Building costs for a new Justice Center continue to rise. The cost of inaction has been estimated upwards of $800,000 per month for the county, according to the release.
Pavelski said he welcomes a veto override, which takes a three-fourths majority (19 “yes” votes). He would prefer a unanimous override. “I would like to see some evidence that we are not so divided and we can begin the responsible dialogue of agreeing how to solve our Justice Center concerns.
“It is my belief that if you are truly invested in being a representative of your constituency, you need to be willing to sit down and try to find solutions for the outstanding problems of the county. Sometimes that involves not getting exactly what you want, but what works best for all involved. We can’t let our idea of perfect be the enemy of good for all.”
The county board voted 15-9 in favor of the Cinovations proposal, which includes three distinct phases: Small group meetings of key stakeholders to advise the consultant in determining process, questions, and protocol – the planning/design group is proposed to be staff/professional experts or non-decision makers; Individual interviews with key stakeholders – to determine the status of where we are starting from and the potential of any ability to develop a consensus among the group in an anonymous manner; Report findings to the Space and Properties Committee and then report to the full County Board of Supervisors.
During the Aug. 15 debate at the county board level, several supervisors who voted against hiring Cino Adelson of St. Paul-based Cinovations to provide consulting services related to Master Facility Planning said they would not stand in the way of the process and would participate in interviews and open dialogue if asked to do so.
“I do respect this process tremendously, and I think it has advantages beyond what we can grasp as a board,” District 17 Supervisor Suzanne Oehlke said. “Cino, you would make your recommendations as to whether we can understand adverse perspectives. Now that’s an interesting mindset when we consider the discussion that we heard already. I would jump in both feet,” Oehlke added. “I’m not so sure everyone else will.”
“If I vote ‘no’ on this and the will of the majority is to go forward with it, I’m not going to sit back and be an obstructionist and decline to participate. That would be an undemocratic way to behave,” said District 10 Supervisor Bob Gifford. “And we all know what happens when somebody tries to overturn the results of an election that they clearly lost, so I would definitely attempt to be a good democratic participant.”

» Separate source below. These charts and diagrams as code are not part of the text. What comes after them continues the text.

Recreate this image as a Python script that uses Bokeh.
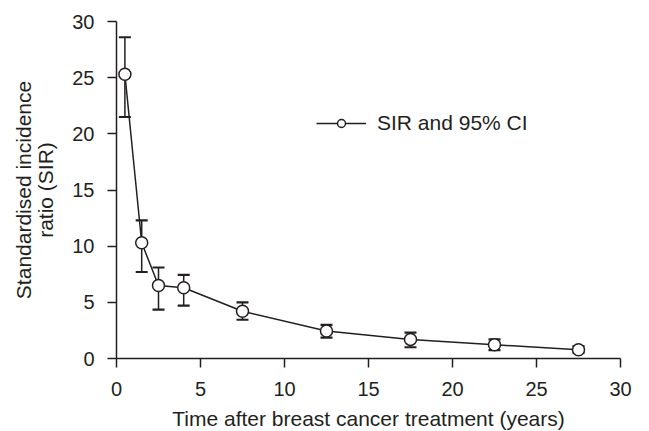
from bokeh.plotting import figure
from bokeh.models import ColumnDataSource, Whisker, TeeHead, Legend, LegendItem, FixedTicker
from bokeh.embed import file_html
from bokeh.resources import INLINE

years = [0.5, 1.5, 2.5, 4.0, 7.5, 12.5, 17.5, 22.5, 27.5]
sir = [25.3, 10.3, 6.5, 6.3, 4.2, 2.45, 1.7, 1.22, 0.78]
ci_low = [21.5, 7.7, 4.35, 4.7, 3.45, 1.85, 1.0, 0.75, 0.5]
ci_high = [28.6, 12.3, 8.1, 7.45, 5.0, 3.0, 2.3, 1.7, 1.1]
x_ticks = [0, 5, 10, 15, 20, 25, 30]
y_ticks = [0, 5, 10, 15, 20, 25, 30]

INK = "#231f20"
FONT = "Liberation Sans"

src = ColumnDataSource(dict(x=years, y=sir, lo=ci_low, hi=ci_high))

p = figure(width=640, height=430, output_backend="svg", toolbar_location=None,
           x_range=(0, 30), y_range=(0, 30),
           min_border_left=116, min_border_right=20, min_border_top=21, min_border_bottom=72)
p.frame_width = 504
p.frame_height = 337
p.outline_line_color = None
p.grid.grid_line_color = None
p.background_fill_color = "white"

for ax in (p.xaxis[0], p.yaxis[0]):
    ax.axis_line_color = INK
    ax.axis_line_width = 1.5
    ax.major_tick_line_color = INK
    ax.major_tick_line_width = 1.5
    ax.major_tick_out = 9
    ax.major_tick_in = 0
    ax.minor_tick_line_color = None
    ax.major_label_text_font = FONT
    ax.major_label_text_font_size = "20px"
    ax.major_label_text_color = INK
    ax.axis_label_text_font = FONT
    ax.axis_label_text_font_size = "21px"
    ax.axis_label_text_color = INK
    ax.axis_label_text_font_style = "normal"

p.xaxis.ticker = FixedTicker(ticks=x_ticks)
p.yaxis.ticker = FixedTicker(ticks=y_ticks)
p.xaxis.axis_label = "Time after breast cancer treatment (years)"
p.yaxis.axis_label = "Standardised incidence\nratio (SIR)"
p.yaxis.axis_label_text_line_height = 0.95
p.xaxis.major_label_standoff = 14
p.yaxis.major_label_standoff = 13
p.xaxis.axis_label_standoff = 8
p.yaxis.axis_label_standoff = 12

w = Whisker(source=src, base="x", upper="hi", lower="lo",
            line_color=INK, line_width=1.5,
            upper_head=TeeHead(size=12, line_color=INK, line_width=2.2),
            lower_head=TeeHead(size=12, line_color=INK, line_width=2.2))
p.add_layout(w)

ln = p.line("x", "y", source=src, line_color=INK, line_width=1.5)
sc = p.scatter("x", "y", source=src, size=12, fill_color="white", line_color=INK, line_width=1.5)

legend = Legend(items=[LegendItem(label="SIR and 95% CI", renderers=[ln, sc])],
                location=(200, 223), glyph_width=50, glyph_height=20, label_height=20,
                label_standoff=11, padding=0, margin=0, border_line_color=None,
                background_fill_alpha=0, label_text_font=FONT,
                label_text_font_size="21px", label_text_color=INK)
p.add_layout(legend)

open("out.html", "w").write(file_html(p, INLINE))
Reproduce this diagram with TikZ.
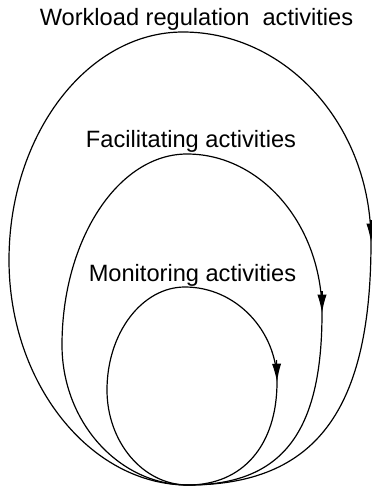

“If you look at our past Groundhog’s Day movie reel, you’ll see that we keep on spending thousands and thousands of dollars on consultants, and this is just more nickels and dimes of spending that we could avoid,” District 1 Supervisor Vinnie Miresse said. “There’s just a lot of distrust by everybody on this board right now that we’re gonna do the right thing, and I’d like us to trust each other again, and that requires having buy-in from more than just the typical stakeholders,” Miresse added. “We need to engage the public in a more fulsome manner and the people that utilize these services. And, I know this is a non-partisan position and a non-partisan office, but we do need to be reaching across the aisle in a way that’s honest, wholesome and truthful.”
“The idea of the proposal is to facilitate conversation with the county board and stakeholders to determine whether or not there’s a path forward regarding projects,” Finance Director Jennifer Jossie told Space and Properties Committee members at their July 25 meeting, which she reiterated to the full county board Aug. 15. “There might not be a path forward and I think we have to identify that that’s one of the options that we might learn is that we don’t have one, and that we need to assess where we’re gonna go from there,” Jossie told the full board.
This is the second time Executive Pavelski has used his veto pen this term. The first was when he vetoed utilizing Capital Improvement funds for the Nelsonville Monitoring Wells. Following that veto, the wells were then fully funded, as originally intended, through SLFRF (State and Local Fiscal Recovery Funds) monies and were installed in May through Portage County Planning and Zoning, per Pavelski’s release.